> Your task:
Starting from the top of the material, restate each line exactly until the line that contains "</body></html>", which is also copied. Pictures are excluded.

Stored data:
>> begin
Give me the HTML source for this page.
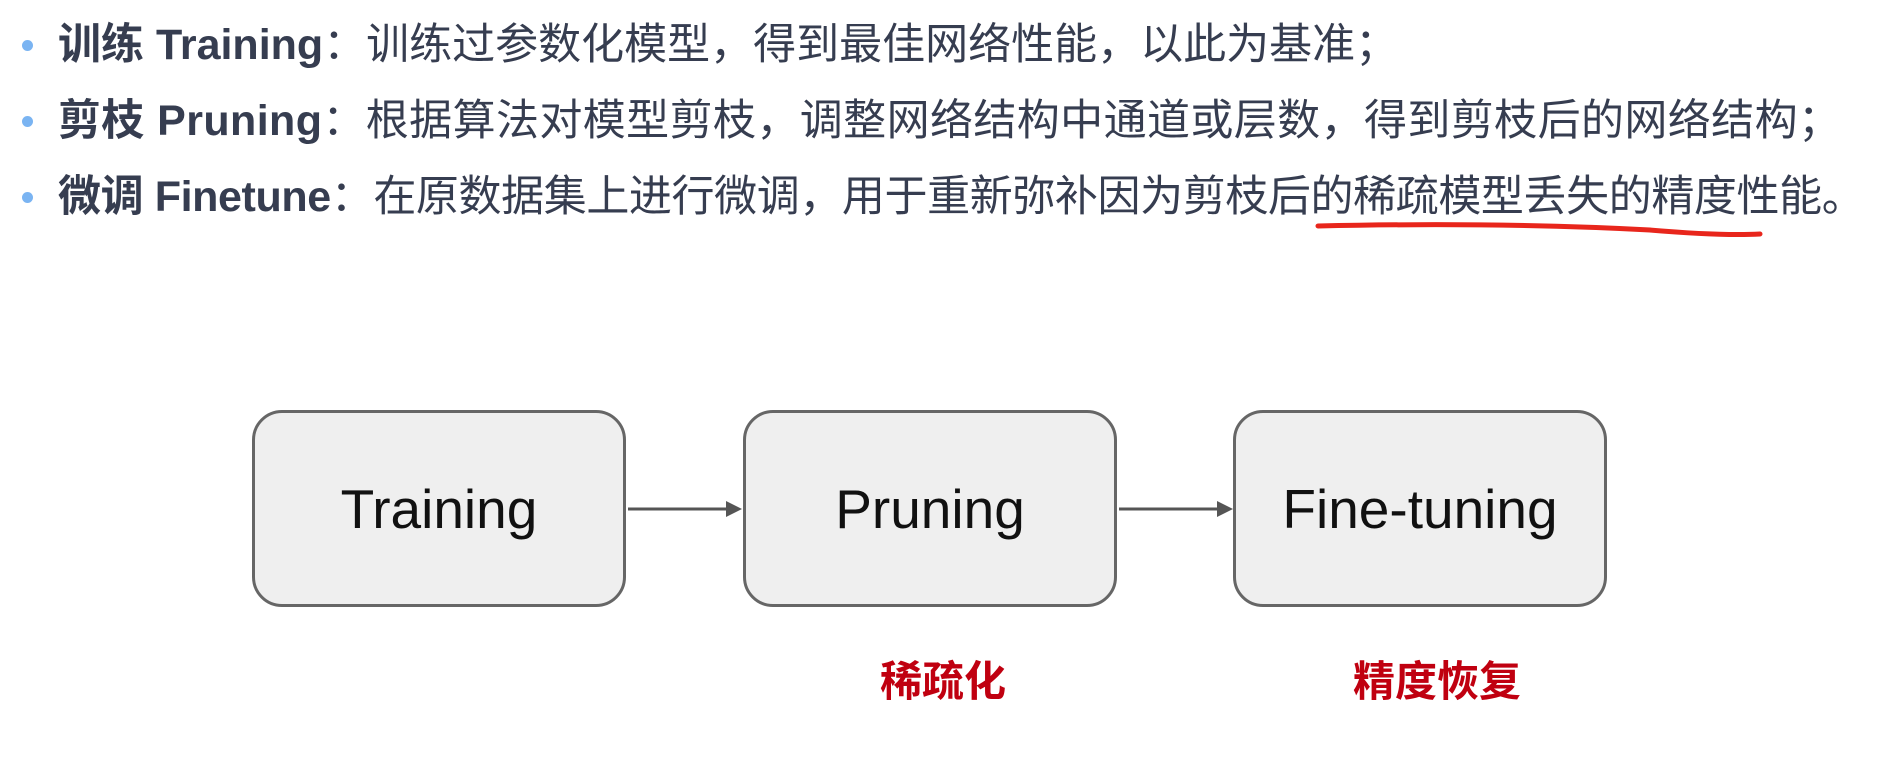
<!DOCTYPE html>
<html><head><meta charset="utf-8"><style>
body{margin:0;width:1892px;height:762px;background:#fff;position:relative;overflow:hidden;font-family:"Liberation Sans","Noto Sans CJK SC",sans-serif}
.l{position:absolute;left:58px;font-size:43px;color:#363d50;white-space:nowrap;line-height:1}
.l b{font-weight:bold}
.dot{position:absolute;left:22px;width:11px;height:11px;border-radius:50%;background:#7ab4f2}
.box{position:absolute;top:410px;width:374px;height:197px;border:3px solid #666;border-radius:30px;background:#efefef;box-sizing:border-box;display:flex;align-items:center;justify-content:center;font-size:55px;color:#111;font-family:"Liberation Sans",sans-serif}
.red{position:absolute;top:648px;font-size:42px;font-weight:bold;color:#c00010;white-space:nowrap}
</style></head><body>
<div class="dot" style="top:40px"></div>
<div class="l" style="top:24px"><b>训练 Training</b>：训练过参数化模型，得到最佳网络性能，以此为基准；</div>
<div class="dot" style="top:116px"></div>
<div class="l" style="top:100px;letter-spacing:0.4px"><b>剪枝 Pruning</b>：根据算法对模型剪枝，调整网络结构中通道或层数，得到剪枝后的网络结构；</div>
<div class="dot" style="top:192px"></div>
<div class="l" style="top:176px;letter-spacing:-0.4px"><b>微调 Finetune</b>：在原数据集上进行微调，用于重新弥补因为剪枝后的稀疏模型丢失的精度性能。</div>
<svg style="position:absolute;left:0;top:0" width="1892" height="762">
<path d="M1318 226 Q1500 222 1650 230 Q1720 236 1760 234" stroke="#e8261c" stroke-width="5" fill="none" stroke-linecap="round"/>
<line x1="628" y1="509" x2="728" y2="509" stroke="#555" stroke-width="3"/>
<polygon points="742,509 726,501 726,517" fill="#555"/>
<line x1="1119" y1="509" x2="1219" y2="509" stroke="#555" stroke-width="3"/>
<polygon points="1233,509 1217,501 1217,517" fill="#555"/>
</svg>
<div class="box" style="left:252px">Training</div>
<div class="box" style="left:743px">Pruning</div>
<div class="box" style="left:1233px">Fine-tuning</div>
<div class="red" style="left:880px">稀疏化</div>
<div class="red" style="left:1353px">精度恢复</div>
</body></html>
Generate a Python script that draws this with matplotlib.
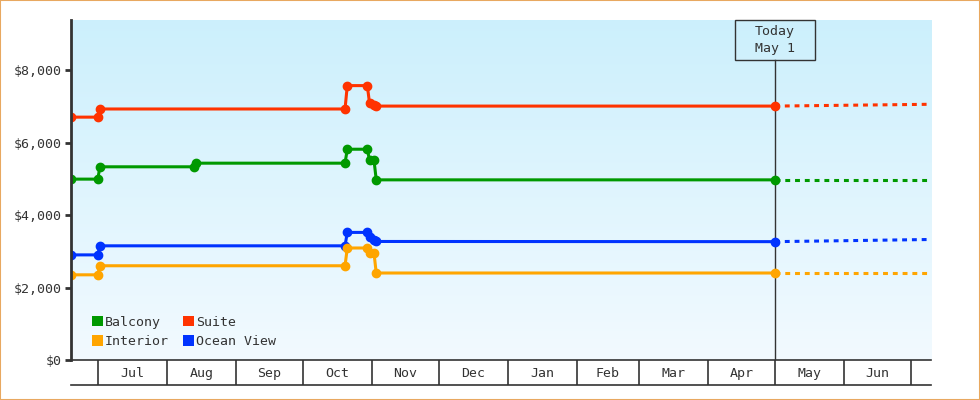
import matplotlib.pyplot as plt
import matplotlib.dates as mdates
import numpy as np
import pandas as pd
from matplotlib.patches import Patch, Rectangle

plt.rcParams["font.family"] = ["DejaVu Sans Mono"]

# ── data ──
START = "2018-06-19"
END = "2019-07-10"
TODAY = "2019-05-01"

balcony_dates = ["2018-06-19", "2018-07-01", "2018-07-02", "2018-08-13", "2018-08-14",
                 "2018-10-20", "2018-10-21", "2018-10-30", "2018-10-31", "2018-11-02",
                 "2018-11-03", "2019-05-01"]
balcony_prices = [4990, 4990, 5330, 5330, 5430, 5430, 5815, 5815, 5510, 5510, 4970, 4970]

suite_dates = ["2018-06-19", "2018-07-01", "2018-07-02", "2018-10-20", "2018-10-21",
               "2018-10-30", "2018-10-31", "2018-11-02", "2018-11-03", "2019-05-01"]
suite_prices = [6700, 6700, 6925, 6925, 7570, 7570, 7080, 7035, 7005, 7005]

ocean_dates = ["2018-06-19", "2018-07-01", "2018-07-02", "2018-10-20", "2018-10-21",
               "2018-10-30", "2018-10-31", "2018-11-02", "2018-11-03", "2019-05-01"]
ocean_prices = [2900, 2900, 3150, 3150, 3520, 3520, 3390, 3320, 3270, 3265]

interior_dates = ["2018-06-19", "2018-07-01", "2018-07-02", "2018-10-20", "2018-10-21",
                  "2018-10-30", "2018-10-31", "2018-11-02", "2018-11-03", "2019-05-01"]
interior_prices = [2350, 2350, 2600, 2600, 3090, 3090, 2950, 2950, 2400, 2400]

# projection from today to the right edge
proj_dates = [TODAY, END]
balcony_proj = [4970, 4970]
suite_proj = [7005, 7055]
ocean_proj = [3265, 3325]
interior_proj = [2400, 2400]

month_starts = ["2018-07-01", "2018-08-01", "2018-09-01", "2018-10-01", "2018-11-01",
                "2018-12-01", "2019-01-01", "2019-02-01", "2019-03-01", "2019-04-01",
                "2019-05-01", "2019-06-01", "2019-07-01"]
month_labels = ["Jul", "Aug", "Sep", "Oct", "Nov", "Dec", "Jan", "Feb", "Mar", "Apr",
                "May", "Jun"]

y_ticks = [0, 2000, 4000, 6000, 8000]
y_max = 9380

GREEN = "#009900"
RED = "#ff3300"
BLUE = "#0033ff"
ORANGE = "#ffa500"
INK = "#333333"


def to_num(dates):
    return mdates.date2num(pd.to_datetime(dates).to_numpy())


series = [
    ("Balcony", GREEN, balcony_dates, balcony_prices, balcony_proj),
    ("Suite", RED, suite_dates, suite_prices, suite_proj),
    ("Ocean View", BLUE, ocean_dates, ocean_prices, ocean_proj),
    ("Interior", ORANGE, interior_dates, interior_prices, interior_proj),
]

W, H = 980, 400
AX_L, AX_R, AX_T, AX_B = 71, 931, 20, 360

fig = plt.figure(figsize=(W / 100, H / 100), dpi=100)
ax = fig.add_axes([AX_L / W, (H - AX_B) / H, (AX_R - AX_L) / W, (AX_B - AX_T) / H])

x0, x1 = to_num([START, END])
today = to_num([TODAY])[0]

# gradient background
grad = np.linspace(0, 1, 256)[:, None]
top = np.array([0.80, 0.94, 0.99])
bot = np.array([0.95, 0.98, 1.0])
img = top[None, None, :] * (1 - grad[..., None]) + bot[None, None, :] * grad[..., None]
ax.imshow(img, extent=(0, 1, 0, 1), transform=ax.transAxes, aspect="auto", zorder=0)

# today marker: box + vertical line
days_per_px = (x1 - x0) / (AX_R - AX_L)
box_h = 40 / (AX_B - AX_T)
ax.add_patch(Rectangle((today - 40 * days_per_px, 1 - box_h), 80 * days_per_px, box_h,
                       transform=ax.get_xaxis_transform(), fill=False,
                       edgecolor=INK, lw=1, zorder=3, clip_on=False))
ax.text(today, 1 - box_h / 2, "Today\nMay 1", transform=ax.get_xaxis_transform(),
        ha="center", va="center", fontsize=9.5, color=INK, linespacing=1.35, zorder=4)
ax.axvline(today, ymin=0, ymax=1 - box_h, color=INK, lw=1, zorder=1)

for name, color, dates, prices, proj in series:
    ax.plot(to_num(dates), prices, color=color, lw=2.2, marker="o", ms=6, zorder=2)
    ax.plot(to_num(proj_dates), proj, color=color, lw=2.2, ls=(0, (1.6, 1.6)), zorder=2)

ax.set_xlim(x0, x1)
ax.set_ylim(0, y_max)
ax.set_xticks([])
ax.set_yticks(y_ticks)
ax.set_yticklabels([f"${v:,}" for v in y_ticks])
ax.tick_params(axis="y", length=4, width=2, color=INK, labelsize=9.5, labelcolor=INK, pad=3)
for side in ("top", "right"):
    ax.spines[side].set_visible(False)
ax.spines["left"].set_linewidth(2)
ax.spines["left"].set_color(INK)
ax.spines["bottom"].set_linewidth(1.2)
ax.spines["bottom"].set_color(INK)

handles = [Patch(facecolor=GREEN, label="Balcony"),
           Patch(facecolor=ORANGE, label="Interior"),
           Patch(facecolor=RED, label="Suite"),
           Patch(facecolor=BLUE, label="Ocean View")]
leg = ax.legend(handles=handles, ncol=2, loc="lower left", bbox_to_anchor=(0.024, 0.035),
                frameon=False, fontsize=9.5, handlelength=0.85, handleheight=0.85,
                handletextpad=0.15, columnspacing=1.05, labelspacing=0.5, borderpad=0,
                borderaxespad=0)
for t in leg.get_texts():
    t.set_color(INK)

# month band under the plot
band = fig.add_axes([AX_L / W, (H - 385) / H, (AX_R - AX_L) / W, 25 / H])
band.set_xlim(x0, x1)
band.set_ylim(0, 1)
band.set_xticks([])
band.set_yticks([])
band.patch.set_alpha(0)
for side in ("left", "right", "top"):
    band.spines[side].set_visible(False)
band.spines["bottom"].set_linewidth(1.2)
band.spines["bottom"].set_color(INK)
bounds = to_num(month_starts)
band.vlines(bounds, 0, 1, color=INK, lw=1.2)
for a, b, lab in zip(bounds[:-1], bounds[1:], month_labels):
    band.text((a + b) / 2, 0.45, lab, ha="center", va="center", fontsize=9.5, color=INK)

# orange frame around the whole image
fig.patches.append(Rectangle((0, 0), 1, 1, transform=fig.transFigure, fill=False,
                             edgecolor="#e8a860", lw=1.5))

fig.savefig("out.png", dpi=100)
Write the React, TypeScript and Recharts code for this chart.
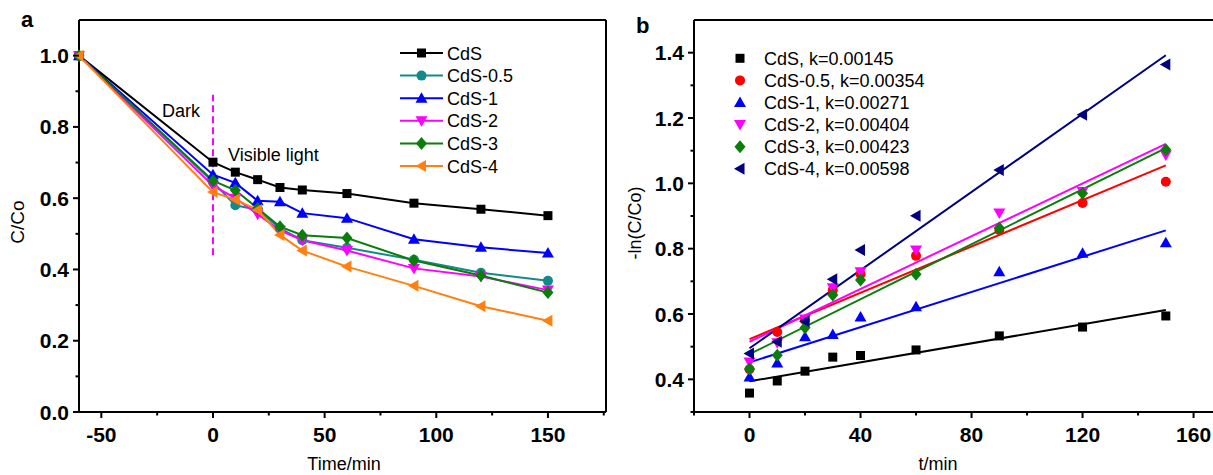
>> end
> Task solution:
Give me the HTML source for this page.
<!DOCTYPE html>
<html><head><meta charset="utf-8"><style>
body{margin:0;width:1892px;height:762px;background:#fff;position:relative;overflow:hidden;font-family:"Liberation Sans","Noto Sans CJK SC",sans-serif}
.l{position:absolute;left:58px;font-size:43px;color:#363d50;white-space:nowrap;line-height:1}
.l b{font-weight:bold}
.dot{position:absolute;left:22px;width:11px;height:11px;border-radius:50%;background:#7ab4f2}
.box{position:absolute;top:410px;width:374px;height:197px;border:3px solid #666;border-radius:30px;background:#efefef;box-sizing:border-box;display:flex;align-items:center;justify-content:center;font-size:55px;color:#111;font-family:"Liberation Sans",sans-serif}
.red{position:absolute;top:648px;font-size:42px;font-weight:bold;color:#c00010;white-space:nowrap}
</style></head><body>
<div class="dot" style="top:40px"></div>
<div class="l" style="top:24px"><b>训练 Training</b>：训练过参数化模型，得到最佳网络性能，以此为基准；</div>
<div class="dot" style="top:116px"></div>
<div class="l" style="top:100px;letter-spacing:0.4px"><b>剪枝 Pruning</b>：根据算法对模型剪枝，调整网络结构中通道或层数，得到剪枝后的网络结构；</div>
<div class="dot" style="top:192px"></div>
<div class="l" style="top:176px;letter-spacing:-0.4px"><b>微调 Finetune</b>：在原数据集上进行微调，用于重新弥补因为剪枝后的稀疏模型丢失的精度性能。</div>
<svg style="position:absolute;left:0;top:0" width="1892" height="762">
<path d="M1318 226 Q1500 222 1650 230 Q1720 236 1760 234" stroke="#e8261c" stroke-width="5" fill="none" stroke-linecap="round"/>
<line x1="628" y1="509" x2="728" y2="509" stroke="#555" stroke-width="3"/>
<polygon points="742,509 726,501 726,517" fill="#555"/>
<line x1="1119" y1="509" x2="1219" y2="509" stroke="#555" stroke-width="3"/>
<polygon points="1233,509 1217,501 1217,517" fill="#555"/>
</svg>
<div class="box" style="left:252px">Training</div>
<div class="box" style="left:743px">Pruning</div>
<div class="box" style="left:1233px">Fine-tuning</div>
<div class="red" style="left:880px">稀疏化</div>
<div class="red" style="left:1353px">精度恢复</div>
</body></html>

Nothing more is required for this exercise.